|Summer 2010 - visiting Gpa and Gma R.|
I crawled into the crisp, pale blue sheets. Smelled the familiar smells. Surrounded by the familiar sights on the wall. Listening to my parents quietly share their thoughts as they always have before their time of quiet. I was a young girl again. In South Dakota. No responsibilities. No worries. Not a care in the world. I'd wake up to parents that loved. A cozy house. And breakfast lovingly prepared. Planning out another summer day. Probably needing to pick beans. Do some chores. And then run off with my braids straight off behind me looking for the next adventure.
But here I am. A middle aged lady with gray hair. A husband that loves me. Three children that are just great kids. A dog. A home. And a wonderful life that has meaning.

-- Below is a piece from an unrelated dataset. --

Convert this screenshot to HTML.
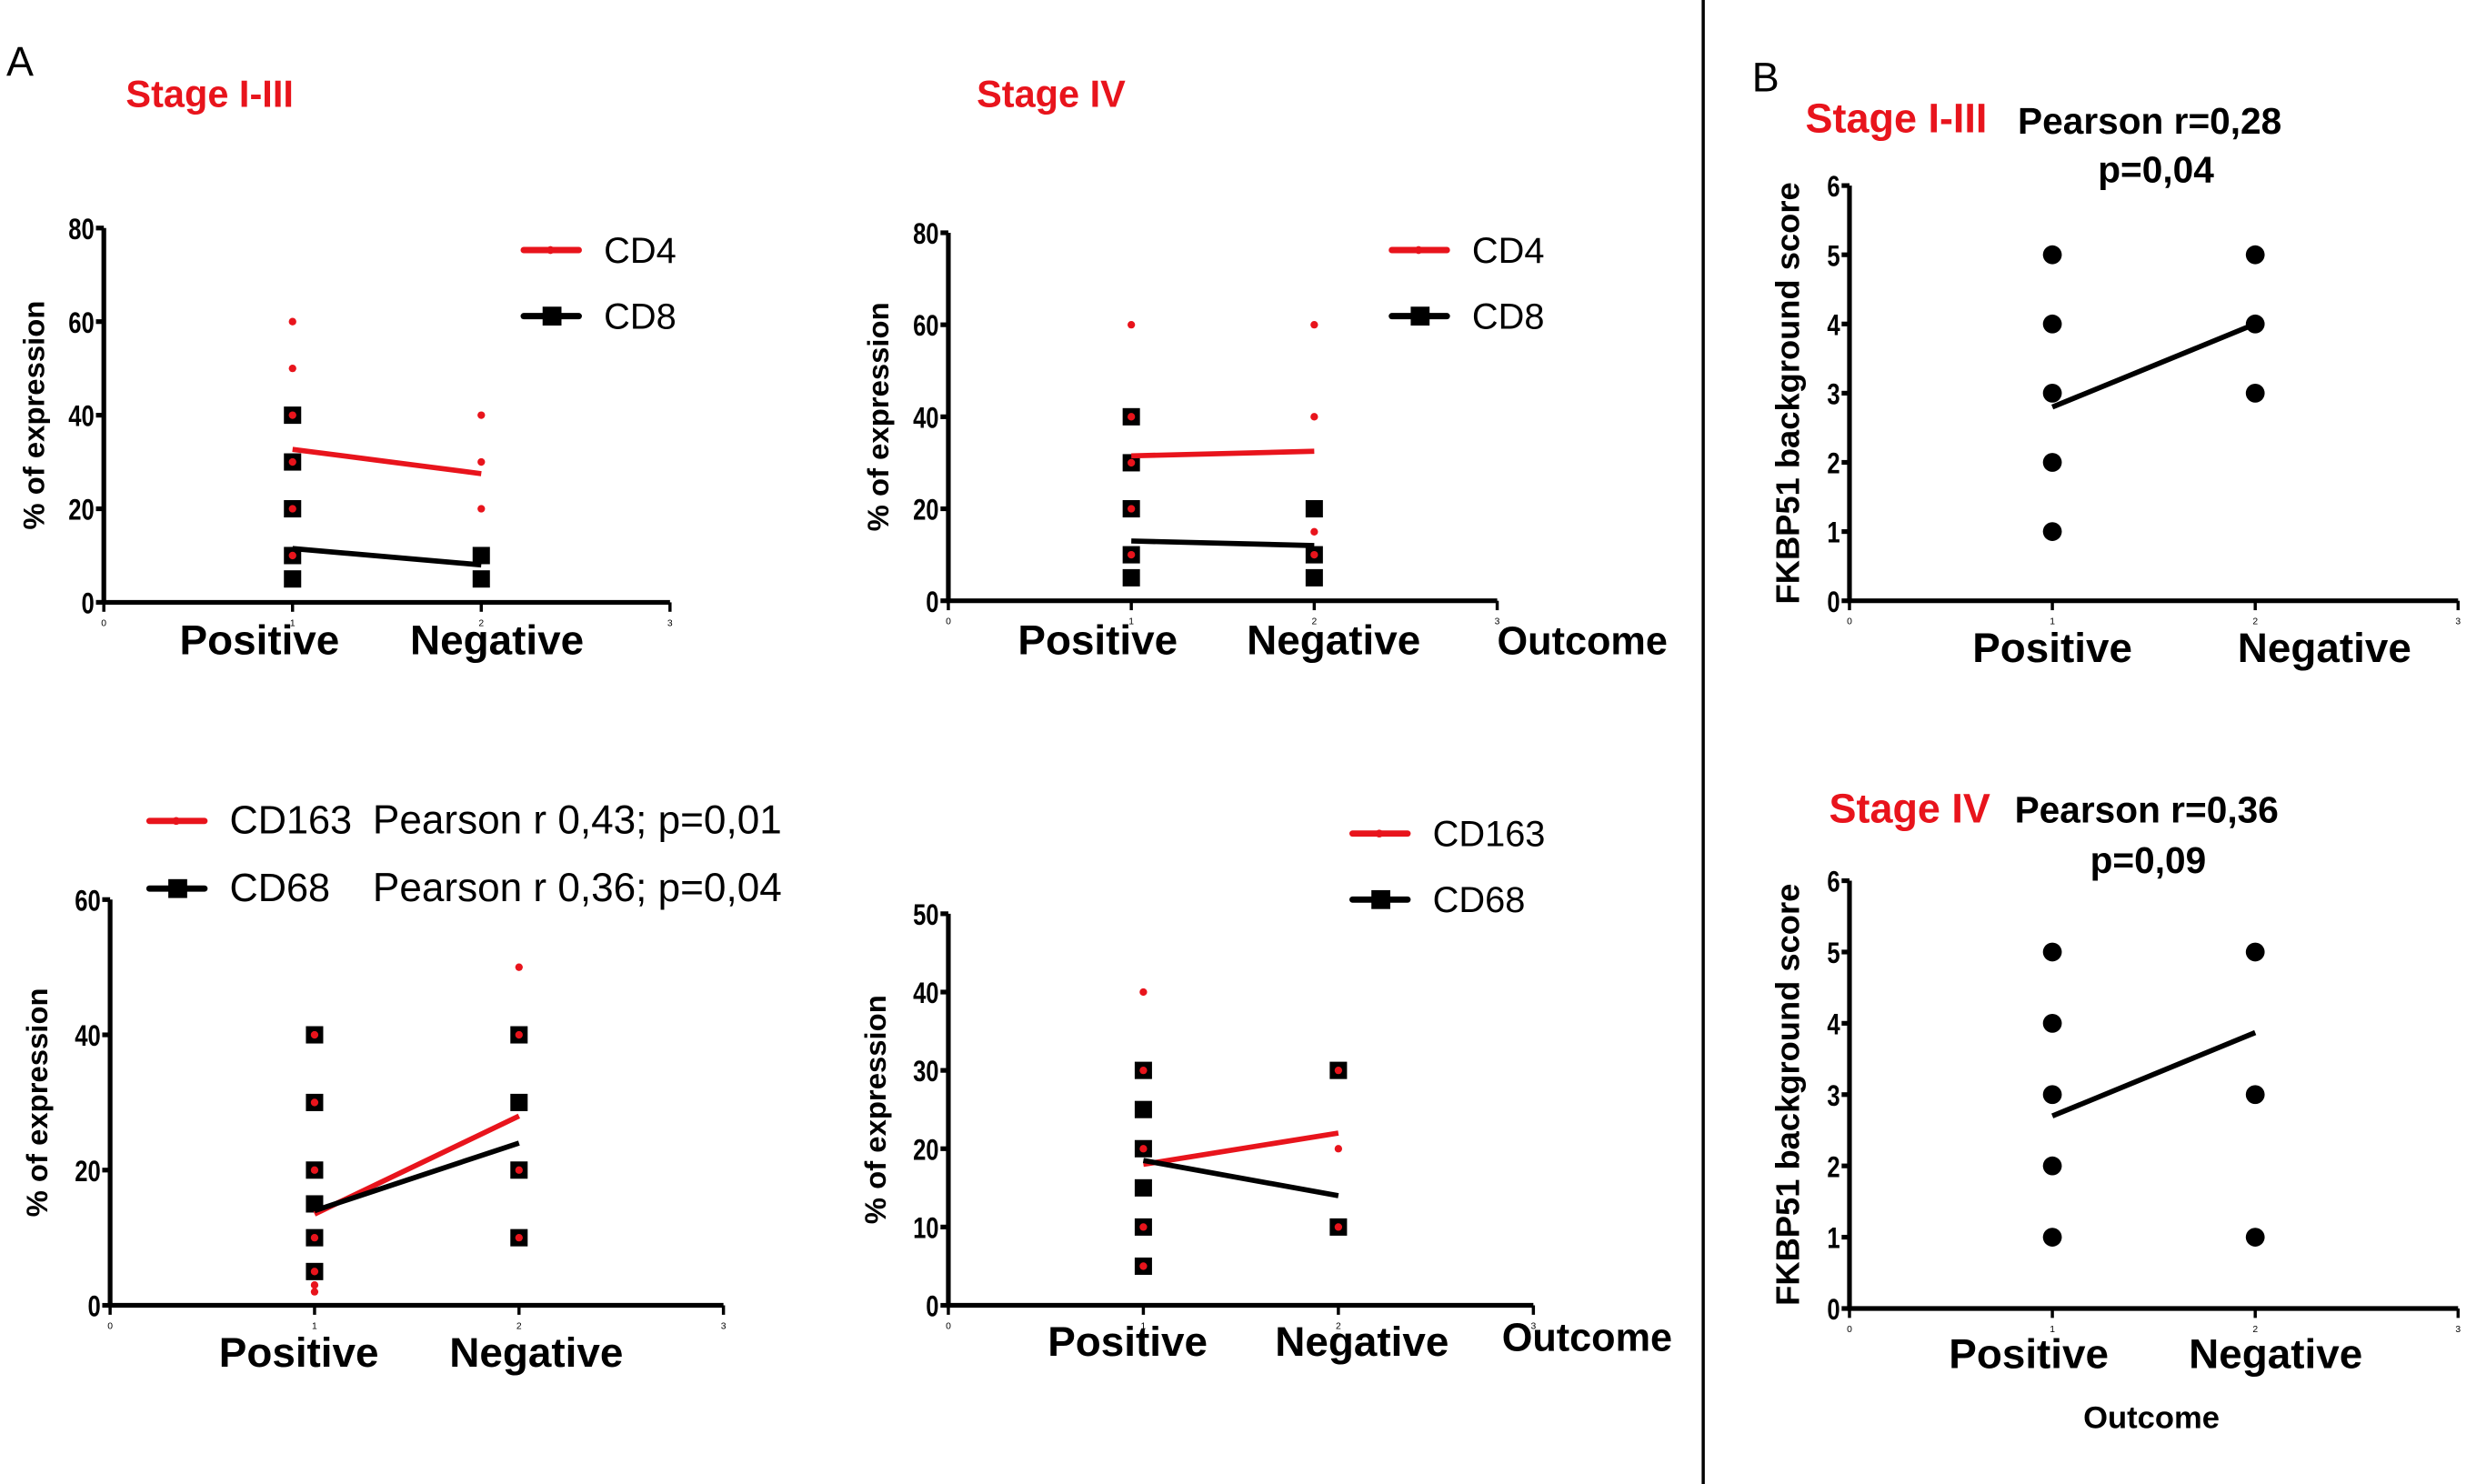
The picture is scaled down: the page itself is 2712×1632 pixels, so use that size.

Some call it 'going home' when they go visit their parents. I've always struggled with that. I was 'going to dad and mom's'. But home is here. Home is where my own family is. And I think that is healthy and right. But there is something special about your first home. Memories are awakened. Feelings come back. And a thankfulness for a foundation that started the building blocks of choices.
I sometimes mention about being privileged. Being blessed. I speak of the past. Parents. Siblings (even my mean older brother). Grandparents. Dear friends. And a lot of opportunities to be in right places doing good things. But I also speak of the present. And have a deep, unwavering faith that the future will also be good.
And so. It felt good to be back 'home' again. And it also felt good to be back home again. It isn't a place. It is a feeling.